■ Work required ■
Restate each line of the listing exactly, without carrying over any pictures.

■ Collected material ■
□ □ □

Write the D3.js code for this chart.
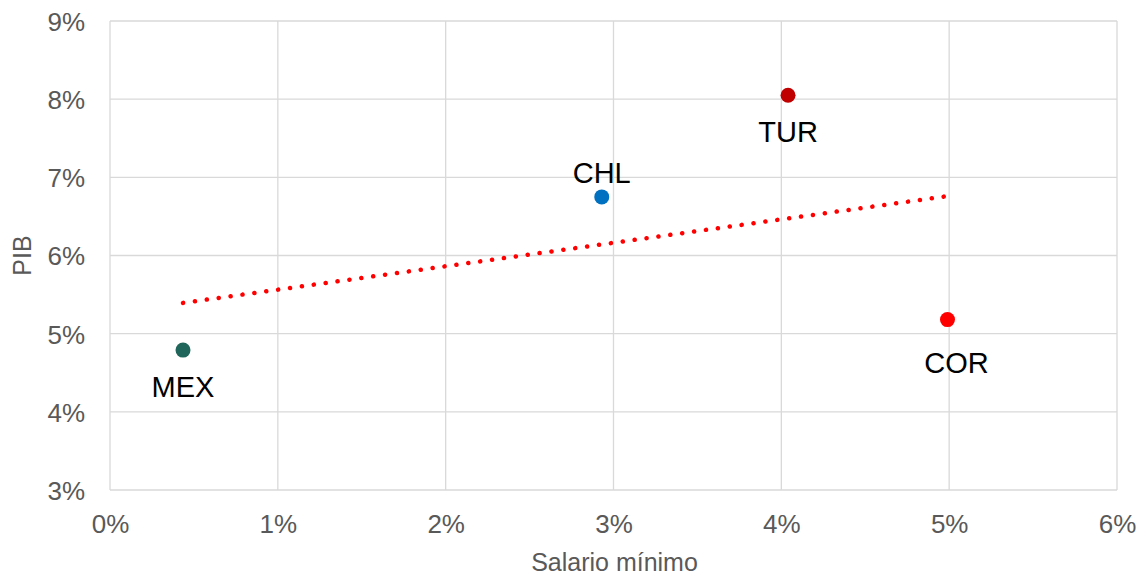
<!DOCTYPE html>
<html lang="es">
<head>
  <meta charset="UTF-8" />
  <title>PIB vs Salario mínimo</title>
  <style>
    body { margin: 0; background: #fff; font-family: "Liberation Sans", Arial, sans-serif; }
    .grid line { stroke: #d9d9d9; stroke-width: 1.3; }
    .tick text { fill: #595959; font-size: 26px; }
  </style>
</head>
<body>
<div id="chart"></div>
<script src="https://cdnjs.cloudflare.com/ajax/libs/d3/7.8.4/d3.min.js"></script>
<script>
  // data (percent)
  const countries = ["MEX", "CHL", "TUR", "COR"];
  const salario = [0.435, 2.93, 4.04, 4.99];
  const pib = [4.79, 6.75, 8.05, 5.18];
  const dotColors = ["#21665a", "#0070c0", "#c00000", "#ff0000"];
  const labelSide = ["below", "above", "below", "below"];
  const xTicks = [0, 1, 2, 3, 4, 5, 6];
  const yTicks = [3, 4, 5, 6, 7, 8, 9];

  const width = 1143, height = 577;
  const margin = { left: 110, right: 26, top: 21, bottom: 87 };

  const svg = d3.select("#chart").append("svg").attr("width", width).attr("height", height);

  const x = d3.scaleLinear().domain([0, 6]).range([margin.left, width - margin.right]);
  const y = d3.scaleLinear().domain([3, 9]).range([height - margin.bottom, margin.top]);

  // gridlines
  const grid = svg.append("g").attr("class", "grid");
  grid.selectAll(".vx").data(xTicks).enter().append("line")
    .attr("x1", d => x(d)).attr("x2", d => x(d))
    .attr("y1", y(3)).attr("y2", y(9));
  grid.selectAll(".hy").data(yTicks).enter().append("line")
    .attr("x1", x(0)).attr("x2", x(6))
    .attr("y1", d => y(d)).attr("y2", d => y(d));

  // axes (labels only)
  const xAxis = svg.append("g")
    .attr("transform", `translate(0,${y(3)})`)
    .call(d3.axisBottom(x).tickValues(xTicks).tickFormat(d => d + "%").tickSize(0).tickPadding(25));
  xAxis.select(".domain").remove();

  const yAxis = svg.append("g")
    .attr("transform", `translate(${x(0)},0)`)
    .call(d3.axisLeft(y).tickValues(yTicks).tickFormat(d => d + "%").tickSize(0).tickPadding(25));
  yAxis.select(".domain").remove();
  yAxis.selectAll(".tick text").attr("dy", "0.36em");

  // axis titles
  svg.append("text")
    .attr("x", (x(0) + x(6)) / 2 + 1).attr("y", 571)
    .attr("text-anchor", "middle")
    .attr("fill", "#595959").style("font-size", "25px")
    .text("Salario mínimo");
  svg.append("text")
    .attr("transform", `translate(31,${(y(3) + y(9)) / 2}) rotate(-90)`)
    .attr("text-anchor", "middle")
    .attr("fill", "#595959").style("font-size", "25px")
    .text("PIB");

  // linear trend line
  const mx = d3.mean(salario), my = d3.mean(pib);
  const slope = d3.sum(salario, (v, i) => (v - mx) * (pib[i] - my)) /
                d3.sum(salario, v => (v - mx) * (v - mx));
  const icpt = my - slope * mx;
  const [x0, x1] = d3.extent(salario);
  svg.append("line")
    .attr("x1", x(x0)).attr("y1", y(icpt + slope * x0))
    .attr("x2", x(x1)).attr("y2", y(icpt + slope * x1))
    .attr("stroke", "#ff0000").attr("stroke-width", 4.5)
    .attr("stroke-linecap", "round").attr("stroke-dasharray", "0.1 11.9");

  // points
  const pts = countries.map((c, i) => ({ c, sx: salario[i], py: pib[i], col: dotColors[i], side: labelSide[i] }));
  svg.append("g").selectAll("circle").data(pts).enter().append("circle")
    .attr("cx", d => x(d.sx)).attr("cy", d => y(d.py))
    .attr("r", 7.5).attr("fill", d => d.col);

  svg.append("g").selectAll("text").data(pts).enter().append("text")
    .attr("x", d => x(d.sx) + (d.c === "COR" ? 9 : 0))
    .attr("y", d => y(d.py) + (d.side === "below" ? (d.c === "COR" ? 53 : 47) : -14))
    .attr("text-anchor", "middle")
    .attr("fill", "#000").style("font-size", "29px")
    .text(d => d.c);
</script>
</body>
</html>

□ □ □

■ Right answer ■
Write the D3.js code for this chart.
<!DOCTYPE html>
<html lang="es">
<head>
  <meta charset="UTF-8" />
  <title>PIB vs Salario mínimo</title>
  <style>
    body { margin: 0; background: #fff; font-family: "Liberation Sans", Arial, sans-serif; }
    .grid line { stroke: #d9d9d9; stroke-width: 1.3; }
    .tick text { fill: #595959; font-size: 26px; }
  </style>
</head>
<body>
<div id="chart"></div>
<script src="https://cdnjs.cloudflare.com/ajax/libs/d3/7.8.4/d3.min.js"></script>
<script>
  // data (percent)
  const countries = ["MEX", "CHL", "TUR", "COR"];
  const salario = [0.435, 2.93, 4.04, 4.99];
  const pib = [4.79, 6.75, 8.05, 5.18];
  const dotColors = ["#21665a", "#0070c0", "#c00000", "#ff0000"];
  const labelSide = ["below", "above", "below", "below"];
  const xTicks = [0, 1, 2, 3, 4, 5, 6];
  const yTicks = [3, 4, 5, 6, 7, 8, 9];

  const width = 1143, height = 577;
  const margin = { left: 110, right: 26, top: 21, bottom: 87 };

  const svg = d3.select("#chart").append("svg").attr("width", width).attr("height", height);

  const x = d3.scaleLinear().domain([0, 6]).range([margin.left, width - margin.right]);
  const y = d3.scaleLinear().domain([3, 9]).range([height - margin.bottom, margin.top]);

  // gridlines
  const grid = svg.append("g").attr("class", "grid");
  grid.selectAll(".vx").data(xTicks).enter().append("line")
    .attr("x1", d => x(d)).attr("x2", d => x(d))
    .attr("y1", y(3)).attr("y2", y(9));
  grid.selectAll(".hy").data(yTicks).enter().append("line")
    .attr("x1", x(0)).attr("x2", x(6))
    .attr("y1", d => y(d)).attr("y2", d => y(d));

  // axes (labels only)
  const xAxis = svg.append("g")
    .attr("transform", `translate(0,${y(3)})`)
    .call(d3.axisBottom(x).tickValues(xTicks).tickFormat(d => d + "%").tickSize(0).tickPadding(25));
  xAxis.select(".domain").remove();

  const yAxis = svg.append("g")
    .attr("transform", `translate(${x(0)},0)`)
    .call(d3.axisLeft(y).tickValues(yTicks).tickFormat(d => d + "%").tickSize(0).tickPadding(25));
  yAxis.select(".domain").remove();
  yAxis.selectAll(".tick text").attr("dy", "0.36em");

  // axis titles
  svg.append("text")
    .attr("x", (x(0) + x(6)) / 2 + 1).attr("y", 571)
    .attr("text-anchor", "middle")
    .attr("fill", "#595959").style("font-size", "25px")
    .text("Salario mínimo");
  svg.append("text")
    .attr("transform", `translate(31,${(y(3) + y(9)) / 2}) rotate(-90)`)
    .attr("text-anchor", "middle")
    .attr("fill", "#595959").style("font-size", "25px")
    .text("PIB");

  // linear trend line
  const mx = d3.mean(salario), my = d3.mean(pib);
  const slope = d3.sum(salario, (v, i) => (v - mx) * (pib[i] - my)) /
                d3.sum(salario, v => (v - mx) * (v - mx));
  const icpt = my - slope * mx;
  const [x0, x1] = d3.extent(salario);
  svg.append("line")
    .attr("x1", x(x0)).attr("y1", y(icpt + slope * x0))
    .attr("x2", x(x1)).attr("y2", y(icpt + slope * x1))
    .attr("stroke", "#ff0000").attr("stroke-width", 4.5)
    .attr("stroke-linecap", "round").attr("stroke-dasharray", "0.1 11.9");

  // points
  const pts = countries.map((c, i) => ({ c, sx: salario[i], py: pib[i], col: dotColors[i], side: labelSide[i] }));
  svg.append("g").selectAll("circle").data(pts).enter().append("circle")
    .attr("cx", d => x(d.sx)).attr("cy", d => y(d.py))
    .attr("r", 7.5).attr("fill", d => d.col);

  svg.append("g").selectAll("text").data(pts).enter().append("text")
    .attr("x", d => x(d.sx) + (d.c === "COR" ? 9 : 0))
    .attr("y", d => y(d.py) + (d.side === "below" ? (d.c === "COR" ? 53 : 47) : -14))
    .attr("text-anchor", "middle")
    .attr("fill", "#000").style("font-size", "29px")
    .text(d => d.c);
</script>
</body>
</html>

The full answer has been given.